CLASSIFICATION OF ANTI-NEOPLASTIC AGENTS BY THEIR SELECTIVE TOXICITIES TOWARD OXYGENATED AND HYPOXIC TUMOR-CELLS

  • 1 January 1981
    • journal article
    • review article
    • Vol. 41 (1), 73-81
Abstract
The cytotoxicities of a number of antineoplastic agents to oxygenated and hypoxic EMT6 mouse mammary tumor cells in culture were examined. Based on the relative sensitivities of cells under aerobic and hypoxic conditions, drugs were placed into 3 categories. Drugs that were preferentially toxic to cells under oxygenated conditions were classified as type 1 agents; this group includes bleomycin, procarbazine, streptonigrin, actinomycin D and vincristine. Type 2 agents were those preferentially toxic to cells under hypoxic conditions. These include mitomycin C and adriamycin.

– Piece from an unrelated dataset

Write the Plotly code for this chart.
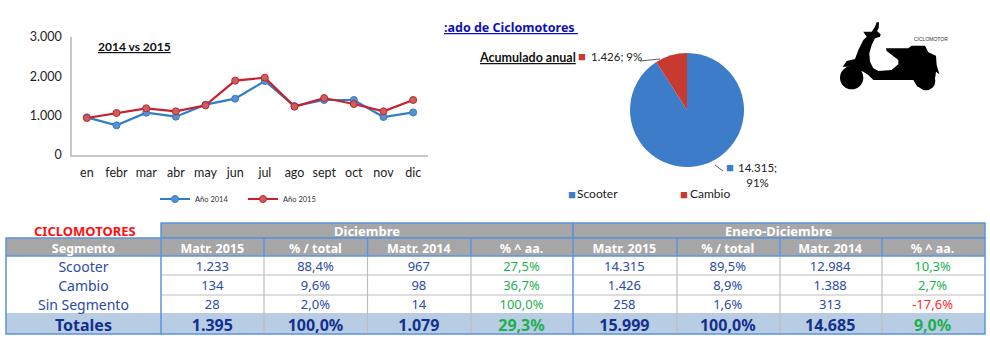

On the basis of other published reports, the glucose analogs, 5-thio-D-glucose and 2-deoxy-D-glucose, and the radiosensitizers, misonidazole and metronidazole, can also be placed in this category. Several antineoplastic agents showed no major preferential toxicity to cells under the conditions of oxygenation or hypoxia used in these experiments and were placed in a 3rd class. This group (type 3) includes 1,3-bis(2-chloroethyl)-1-nitrosourea, 1-(2-chloroethyl)-3-cyclohexyl-1-nitrosourea, cis-diamminedichloroplatinum(II), 5-fluorouracil and methotrexate. The success of many combination chemotherapy and combined modality treatments may be due to their ability to kill both the hypoxic and aerobic cell populations of solid tumors. Future chemotherapeutic regimens for the treatment of solid tumors should include agents and modalities directed toward the hypoxic cell population of the tumor, and toward the proliferating and nonproliferating tumor cell compartments; a therapeutic approach to the selection of antineoplastic agents for use in combination based upon physiological considerations of the architecture of solid tumors is presented.